Belki de ne anlatıldığına değil de nasıl anlatıldığına yoğunlaşılarak özgünlüğe yaklaşılabilir. Anlatılanın özü değişmese de ona farklı bakış açılarından yaklaşmanın verdiği tecrübe de farklı olacaktır.
Anlatılan şeylerin fazlasıyla tanıdık ve pek çok defa değinilmiş olmasının üstlerine kafa yormaya veya tekrar anlatılmaya gerek duyulmadığı anlamına gelmemeli diye düşünüyorum. Evrensel bağlar varsa, geçmişte nasıl tecrübe edildiği, şimdiki zamanda hangi fark ve benzerliklerle tecrübe edildiği ve bu iki zamana göre gelecekte nasıl tecrübe edilebileceği üzerine karşılaştırmalı olarak düşünme fırsatı yakalanmış olunur.

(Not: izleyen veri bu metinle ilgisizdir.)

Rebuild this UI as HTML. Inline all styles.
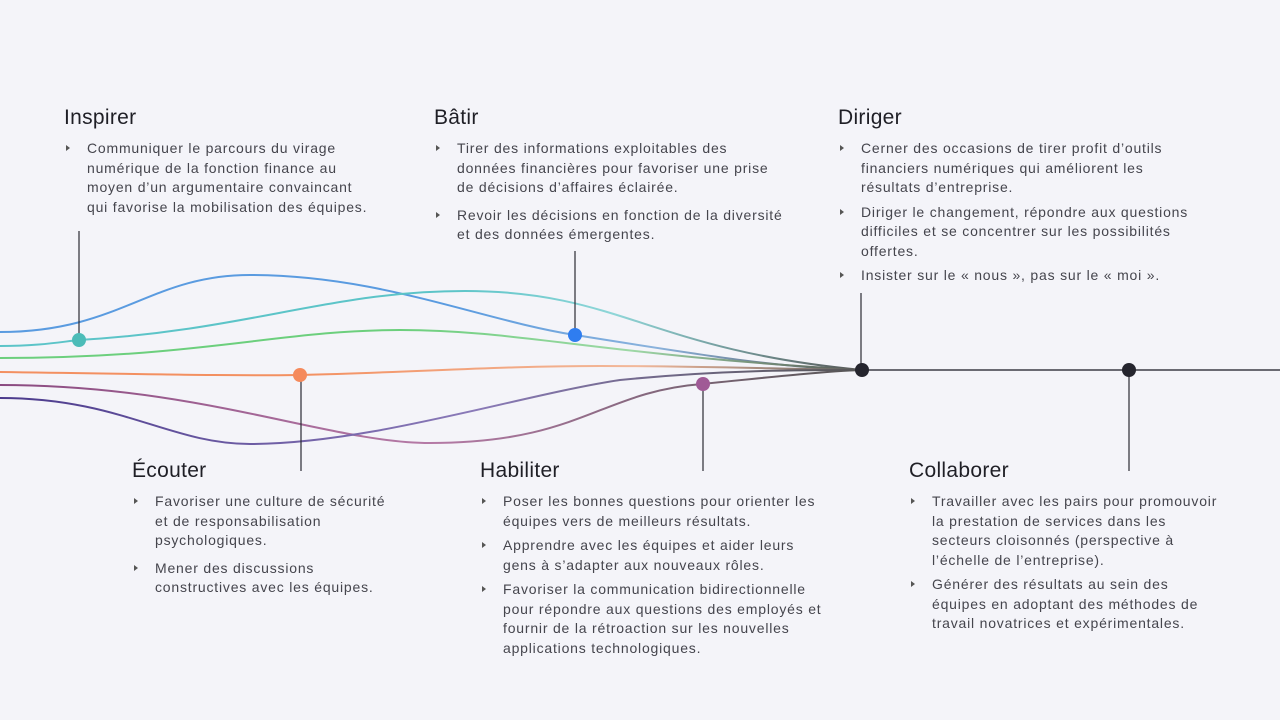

Hangi koşullar ve gerekçeler, geçmişte yazılıp şimdi bile okunsa karşılığını bulacak hikayelerin ortaya çıkmasına sebep oluyor? Geçmişte de benzer hikayeler anlatılmışsa, o hikayelerin günümüzdekilerden farkları neler?... Gibi pek çok soru sayesinde benzer temaların nasıl anlatıldığı ve farklı biçimde nasıl anlatılabileceği hakkında fikir edinilebilinir.
Alakasız ve farklı romanlar olarak anlatılsalar aynı etkiyi yaratmayacak hikayelerin paralel kurgu sayesinde ilgi çekici ve daha anlamlı hale geldiği Yüzbaşı ve Kadınlar Taburu, tanıdık mevzular taze anlatım konusunda aklıma gelen ilk örnek: Ahlaki olarak sorunlu insanlar ve ikiyüzlü toplum düzeni defalarca kez anlatılıp eleştiri hedefi olmuştur. Bu romanın kendine haslığı, kurgusu tarzından kaynaklanıyordu. Asker olarak görevinin dışında işler yapmaya zorlanan ana karakterin başından geçenler; gizli görevi, ailesiyle olan ilişkisi, ülkesini kasıp kavuran tarikatın etkileri ve başka insanların kişisel hikayeleriyle paralel gidince hem alışılmışın dışında hem de tanıdık bir şey okuduğum hissi uyandı.
Konu hakkındaki genel fikrim bu yönde, anlatılan şey defalarca konu edilmiş olsa da anlatılış biçimindeki farkların hikayeyi özel ve farklı kılabileceğini düşünüyorum.